▶ DO THIS: Exclude the pictures, then repeat the remaining data exactly.

# # # # # # #

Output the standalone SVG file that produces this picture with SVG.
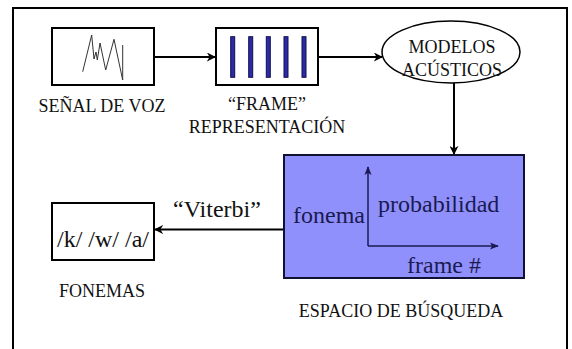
<svg xmlns="http://www.w3.org/2000/svg" width="572" height="349" viewBox="0 0 572 349">
  <style>
    text { font-family: "Liberation Serif", "Times New Roman", serif; }
    .box { fill: #ffffff; stroke: #000000; stroke-width: 2; }
    .lbl { font-size: 18px; fill: #111111; text-anchor: middle; }
    .big { font-size: 24px; fill: #111111; text-anchor: middle; }
    .inner { font-size: 24px; fill: #1a1a50; }
    .bar { fill: #2b2ba8; stroke: #10104a; stroke-width: 1; }
    .conn { stroke: #000000; stroke-width: 2; fill: none; marker-end: url(#arrow); }
    .axis { stroke: #1a1a50; stroke-width: 1.5; fill: none; marker-end: url(#axisArrow); }
  </style>
  <defs>
    <marker id="arrow" viewBox="0 0 10 10" refX="9" refY="5" markerWidth="4.5" markerHeight="4.5" orient="auto">
      <path d="M0,0 L10,5 L0,10 L3,5 z" fill="#000000"/>
    </marker>
    <marker id="axisArrow" viewBox="0 0 10 10" refX="9" refY="5" markerWidth="6" markerHeight="6" orient="auto">
      <path d="M0,1 L10,5 L0,9 L2.5,5 z" fill="#1a1a50"/>
    </marker>
  </defs>

  <rect width="572" height="349" fill="#ffffff"/>
  <!-- outer frame, bottom edge runs past the canvas -->
  <rect x="13" y="8" width="554" height="350" fill="none" stroke="#000000" stroke-width="2"/>

  <g id="connectors">
    <line class="conn" x1="154" y1="57" x2="215" y2="57"/>
    <line class="conn" x1="318" y1="57" x2="382" y2="57"/>
    <line class="conn" x1="454" y1="83" x2="454" y2="154"/>
    <line class="conn" x1="283" y1="229.5" x2="155" y2="229.5"/>
    <text class="big" x="217" y="217">“Viterbi”</text>
  </g>

  <g id="senal">
    <rect class="box" x="52" y="28" width="102" height="57"/>
    <polyline points="82.7,71.7 91.7,35 94,59 96,52 97.3,60 100,43 105.7,70 114,39.3 122.7,80 122.7,45" fill="none" stroke="#333333" stroke-width="1"/>
    <text class="lbl" x="102" y="112">SEÑAL DE VOZ</text>
  </g>

  <g id="frame">
    <rect class="box" x="216" y="28" width="102" height="57"/>
    <rect class="bar" x="230.7" y="36.7" width="4" height="40.6"/>
    <rect class="bar" x="248.7" y="36.7" width="4" height="40.6"/>
    <rect class="bar" x="266.3" y="36.7" width="4" height="40.6"/>
    <rect class="bar" x="284" y="36.7" width="4" height="40.6"/>
    <rect class="bar" x="302" y="36.7" width="4" height="40.6"/>
    <text class="lbl" x="267" y="110">“FRAME”</text>
    <text class="lbl" x="267" y="133">REPRESENTACIÓN</text>
  </g>

  <g id="modelos">
    <ellipse cx="451" cy="52" rx="69" ry="31" fill="#ffffff" stroke="#000000" stroke-width="1.5"/>
    <text class="lbl" x="452" y="53">MODELOS</text>
    <text class="lbl" x="452" y="76">ACÚSTICOS</text>
  </g>

  <g id="espacio">
    <rect x="284" y="155" width="240" height="123" fill="#9090fc" stroke="#111133" stroke-width="2"/>
    <line class="axis" x1="368" y1="246" x2="368" y2="167"/>
    <line class="axis" x1="368" y1="246" x2="498" y2="246"/>
    <text class="inner" x="293" y="223">fonema</text>
    <text class="inner" x="378" y="212">probabilidad</text>
    <text class="inner" x="407" y="273">frame #</text>
    <text class="lbl" x="401" y="317">ESPACIO DE BÚSQUEDA</text>
  </g>

  <g id="fonemas">
    <rect class="box" x="52" y="203" width="102" height="57"/>
    <text class="big" x="103" y="247">/k/ /w/ /a/</text>
    <text class="lbl" x="102" y="297">FONEMAS</text>
  </g>
</svg>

# # # # # # #

▶ RESPONSE:
Output the standalone SVG file that produces this picture with SVG.
<svg xmlns="http://www.w3.org/2000/svg" width="572" height="349" viewBox="0 0 572 349">
  <style>
    text { font-family: "Liberation Serif", "Times New Roman", serif; }
    .box { fill: #ffffff; stroke: #000000; stroke-width: 2; }
    .lbl { font-size: 18px; fill: #111111; text-anchor: middle; }
    .big { font-size: 24px; fill: #111111; text-anchor: middle; }
    .inner { font-size: 24px; fill: #1a1a50; }
    .bar { fill: #2b2ba8; stroke: #10104a; stroke-width: 1; }
    .conn { stroke: #000000; stroke-width: 2; fill: none; marker-end: url(#arrow); }
    .axis { stroke: #1a1a50; stroke-width: 1.5; fill: none; marker-end: url(#axisArrow); }
  </style>
  <defs>
    <marker id="arrow" viewBox="0 0 10 10" refX="9" refY="5" markerWidth="4.5" markerHeight="4.5" orient="auto">
      <path d="M0,0 L10,5 L0,10 L3,5 z" fill="#000000"/>
    </marker>
    <marker id="axisArrow" viewBox="0 0 10 10" refX="9" refY="5" markerWidth="6" markerHeight="6" orient="auto">
      <path d="M0,1 L10,5 L0,9 L2.5,5 z" fill="#1a1a50"/>
    </marker>
  </defs>

  <rect width="572" height="349" fill="#ffffff"/>
  <!-- outer frame, bottom edge runs past the canvas -->
  <rect x="13" y="8" width="554" height="350" fill="none" stroke="#000000" stroke-width="2"/>

  <g id="connectors">
    <line class="conn" x1="154" y1="57" x2="215" y2="57"/>
    <line class="conn" x1="318" y1="57" x2="382" y2="57"/>
    <line class="conn" x1="454" y1="83" x2="454" y2="154"/>
    <line class="conn" x1="283" y1="229.5" x2="155" y2="229.5"/>
    <text class="big" x="217" y="217">“Viterbi”</text>
  </g>

  <g id="senal">
    <rect class="box" x="52" y="28" width="102" height="57"/>
    <polyline points="82.7,71.7 91.7,35 94,59 96,52 97.3,60 100,43 105.7,70 114,39.3 122.7,80 122.7,45" fill="none" stroke="#333333" stroke-width="1"/>
    <text class="lbl" x="102" y="112">SEÑAL DE VOZ</text>
  </g>

  <g id="frame">
    <rect class="box" x="216" y="28" width="102" height="57"/>
    <rect class="bar" x="230.7" y="36.7" width="4" height="40.6"/>
    <rect class="bar" x="248.7" y="36.7" width="4" height="40.6"/>
    <rect class="bar" x="266.3" y="36.7" width="4" height="40.6"/>
    <rect class="bar" x="284" y="36.7" width="4" height="40.6"/>
    <rect class="bar" x="302" y="36.7" width="4" height="40.6"/>
    <text class="lbl" x="267" y="110">“FRAME”</text>
    <text class="lbl" x="267" y="133">REPRESENTACIÓN</text>
  </g>

  <g id="modelos">
    <ellipse cx="451" cy="52" rx="69" ry="31" fill="#ffffff" stroke="#000000" stroke-width="1.5"/>
    <text class="lbl" x="452" y="53">MODELOS</text>
    <text class="lbl" x="452" y="76">ACÚSTICOS</text>
  </g>

  <g id="espacio">
    <rect x="284" y="155" width="240" height="123" fill="#9090fc" stroke="#111133" stroke-width="2"/>
    <line class="axis" x1="368" y1="246" x2="368" y2="167"/>
    <line class="axis" x1="368" y1="246" x2="498" y2="246"/>
    <text class="inner" x="293" y="223">fonema</text>
    <text class="inner" x="378" y="212">probabilidad</text>
    <text class="inner" x="407" y="273">frame #</text>
    <text class="lbl" x="401" y="317">ESPACIO DE BÚSQUEDA</text>
  </g>

  <g id="fonemas">
    <rect class="box" x="52" y="203" width="102" height="57"/>
    <text class="big" x="103" y="247">/k/ /w/ /a/</text>
    <text class="lbl" x="102" y="297">FONEMAS</text>
  </g>
</svg>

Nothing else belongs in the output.